I am trying to find the join cumulative distribution function of $X$ and $Y$ defined as

$$X = \min(\tau_1, \tau)$$ $$Y = \min(\tau_2, \tau)$$

$\tau$, $\tau_1$ and $\tau_2$ are random variables with exponential distribution of parameters $\lambda$, $\lambda_1$ and $\lambda_2$.

I solved like this

$$F(s,t) = P(X \leq s \land Y \leq t) = P(\min(\tau_1, \tau) \leq s \land \min(\tau_2,\tau) \leq t) = P((\tau_1\leq s \lor \tau \leq s) \land (\tau_2\leq t \lor \tau \leq t)) = \ldots$$

Please, can you give me a hint on how to go on?

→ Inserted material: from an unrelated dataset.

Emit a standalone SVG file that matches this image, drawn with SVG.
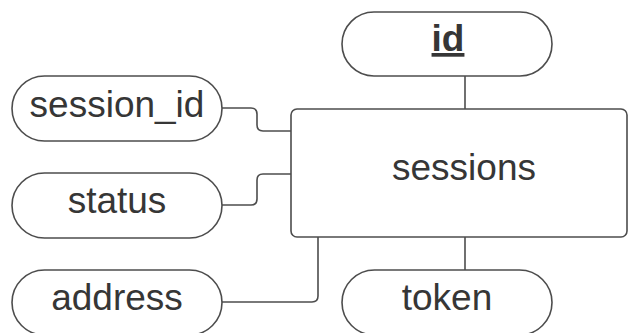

I got stucked.

Answer 1

The solution is $$F(s,t) = P(X\leq s \land Y \leq t) = 1 - P(X > s \lor Y > t) =$$ $$= 1 - \left[P(X>s) + P(Y>t) - P(X > s \land Y > t)\right] =$$ $$ =1 - \left( e^{-(\lambda_1 + \lambda )s} + e^{-(\lambda_2 + \lambda )t} - e^{-\lambda_1 s - \lambda_2 t - \lambda \max(s,t)}\right) = 1 - e^{-(\lambda_1 + \lambda )s} - e^{-(\lambda_2 + \lambda )t} + e^{-\lambda_1 s - \lambda_2 t - \lambda \max(s,t)}$$